A zoning hearing on the future use of JBS Swift’s lot on Cabel Street in Butchertown has been delayed yet again.
Louisville’s Board of Zoning Adjustment has been tasked with deciding whether Swift should get permission to continue using the Cabel Street lot as a staging area for two-to-three dozen refrigerated trailers that store pork from the nearby slaughterhouse. The company has been using the lot this way for nine years, but it wasn’t considered permanent until Swift bought the lot from Louisville’s Metropolitan Sewer District last year.
The presence of numerous refrigerated trucks, running diesel motors 24/7, has raised concerns in the residential neighborhood. The Butchertown Neighborhood Association has come out against BOZA granting Swift the permit, citing the negative health effects of living next to constantly running diesel trucks.

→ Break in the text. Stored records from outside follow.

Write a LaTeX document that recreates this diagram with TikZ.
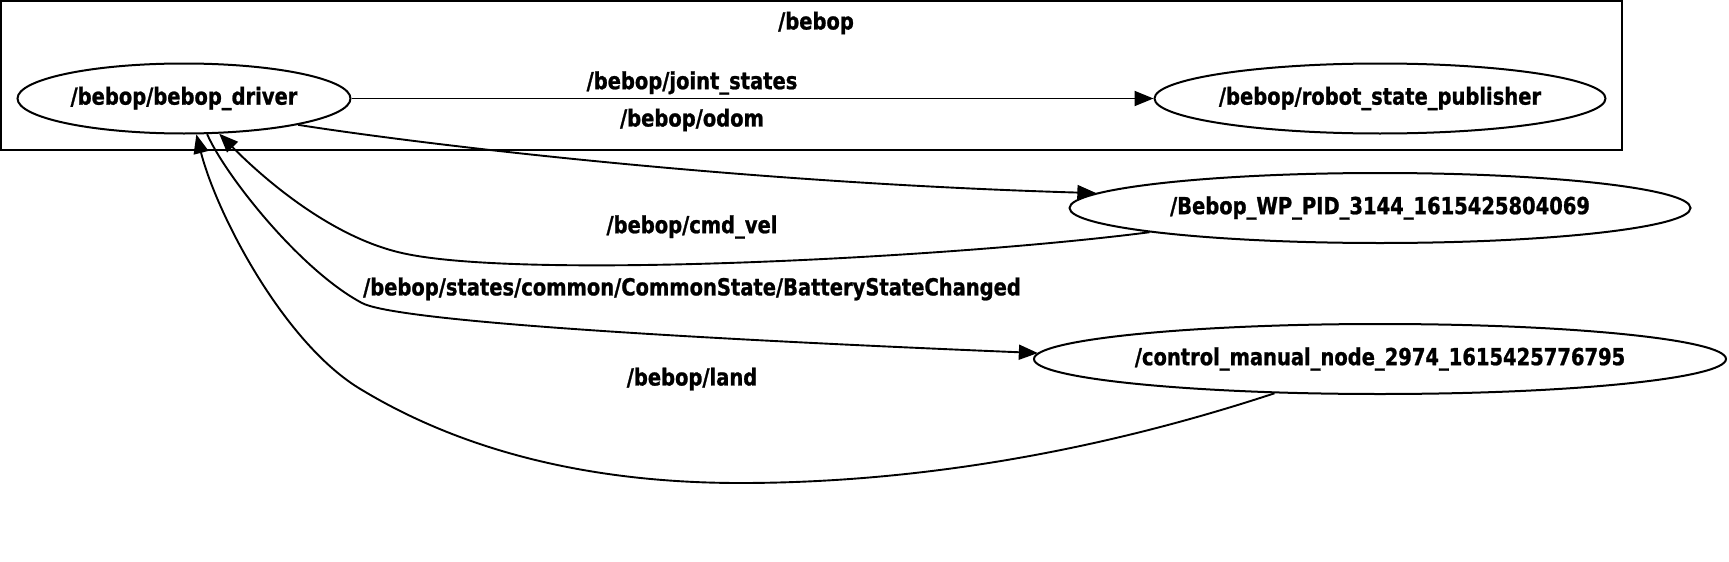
\documentclass[tikz,border=0pt]{standalone}
\usepackage{fontspec}
\setmainfont{DejaVu Sans}[FakeStretch=0.83,BoldFeatures={FakeBold=1}]
\usetikzlibrary{shapes.geometric,arrows.meta}
\begin{document}
\begin{tikzpicture}[x=1pt,y=-1pt,
  txt/.style={font=\fontsize{23.5}{26}\selectfont\bfseries, inner sep=0pt},
  nd/.style={ellipse,draw,line width=2pt,inner sep=0pt,minimum height=70pt,
     font=\fontsize{23.5}{26}\selectfont\bfseries},
  conn/.style={draw,line width=1.9pt,-{Triangle[length=19pt,width=15pt]}},
]
\useasboundingbox (0,0) rectangle (1729,562);
% cluster
\draw[line width=2pt] (1,1) rectangle (1622,150);
\node[txt] (clab) at (816,23) {/bebop};
% nodes
\node[nd,minimum width=333pt] (drv) at (184,98.5) {\makebox[0pt]{/bebop/bebop\_driver}};
\node[nd,minimum width=451pt] (rsp) at (1380,98.5) {\makebox[0pt]{/bebop/robot\_state\_publisher}};
\node[nd,minimum width=621pt] (wp) at (1380,208) {\makebox[0pt]{/Bebop\_WP\_PID\_3144\_1615425804069}};
\node[nd,minimum width=692pt] (ctl) at (1380,359) {\makebox[0pt]{/control\_manual\_node\_2974\_1615425776795}};
% labels
\node[txt] (ljs) at (692,83) {/bebop/joint\_states};
\node[txt] (lod) at (692,120) {/bebop/odom};
\node[txt] (lcv) at (692,227) {/bebop/cmd\_vel};
\node[txt] (lbat) at (692,289) {/bebop/states/common/CommonState/BatteryStateChanged};
\node[txt] (lland) at (692,379) {/bebop/land};
% edges
\path[conn] (drv.east) -- (rsp.west);
\path[conn] (drv.-13) .. controls (400,141) and (720,182) .. (wp.177.9);
\path[conn] (wp.186.8) .. controls (950,258) and (520,280) .. (402,253)
   .. controls (335,238) and (270,185) .. (drv.-45.8);
\path[conn] (drv.-57.6) .. controls (225,175) and (300,270) .. (362,303)
   .. controls (390,318) and (600,335) .. (ctl.179.2);
\path[conn] (ctl.198.7) .. controls (1081,457) and (900,483) .. (740,483)
   .. controls (600,483) and (470,455) .. (362,390)
   .. controls (285,345) and (217,215) .. (drv.-71);
\end{tikzpicture}
\end{document}
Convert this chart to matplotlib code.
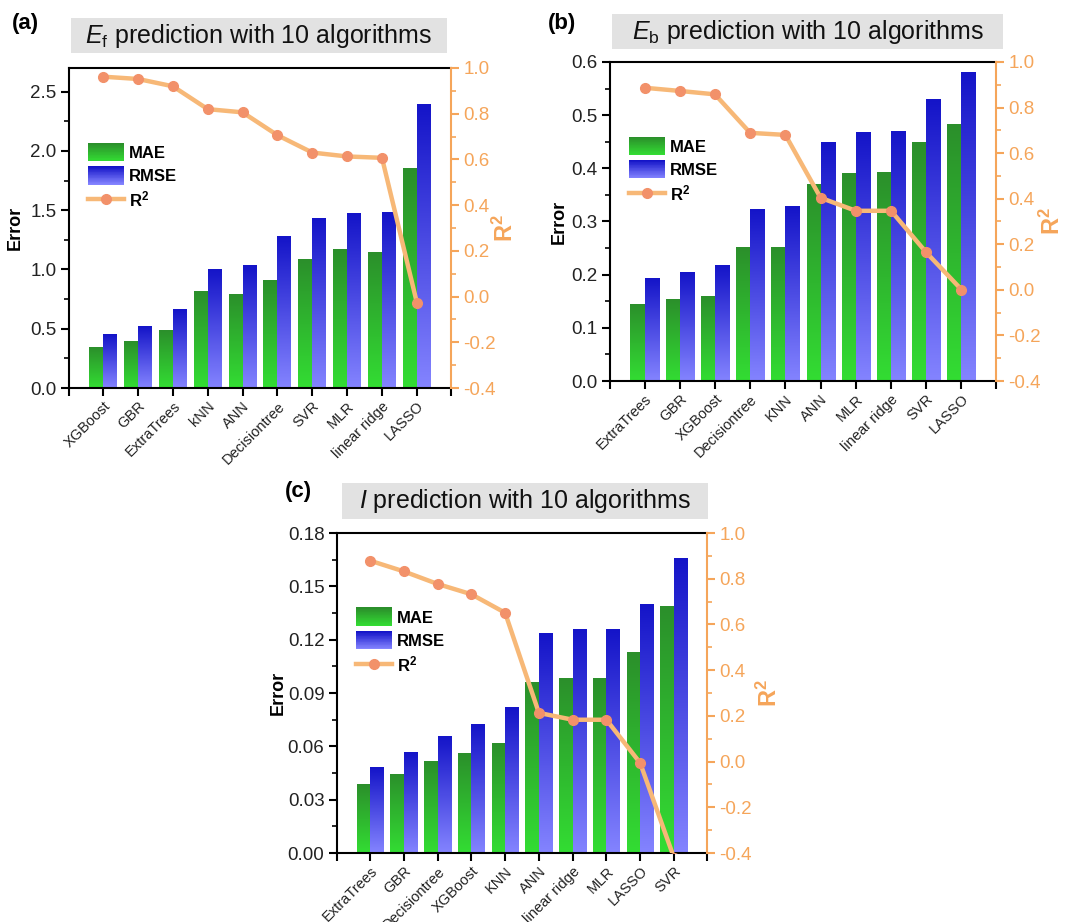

BOZA held a hearing on the permit in August but asked for additional information and scheduled another hearing for today. At today’s hearing, Swift attorney Glenn Price asked to postpone to a later date.
Price said that all BOZA members weren’t present at the hearing — including chairman David Profitt — and he argued that for such a serious issue, all should be there. Also, Price had submitted some of Swift’s air monitoring evidence past the set deadline, which meant that the opposition attorneys hadn’t seen it yet.
Price said the evidence was submitted late because conflicts didn’t allow the company’s expert to do the monitoring until last week. He said if BOZA would push the hearing back, everything else would be submitted on time.
“We should not have a situation going forward when anything will be submitted to staff later than 14 days before the hearing, except, I hope, for one exception,” Price said. "And that is if the parties can get together on an issue and resolve it ... and therefore neither party would have an objection, then those kinds of things can probably be entered, but otherwise, no.”
Butchertown Neighborhood Association attorney Jon Salomon said he was concerned because his experts hadn’t had ample time to review the air monitoring evidence. This is why, he said, a deadline was set at the last BOZA hearing.
“Everyone was on the same page, and then for some reason, on Oct. 15 we’re getting new data submitted by JBS, a revised development plan that came in over the weekend, as well as revisions to the demonstration of appropriateness, new conditions of approval, new findings of fact,” he said. “And that puts us in a position where we’ve not had an opportunity to review those, respond to them, be prepared to rebut them. It’s kind of just unfair to everybody.”
Salomon said BOZA could decide to exclude the late evidence or continue the hearing. The board decided the latter, and set a date for a special hearing on Nov. 30.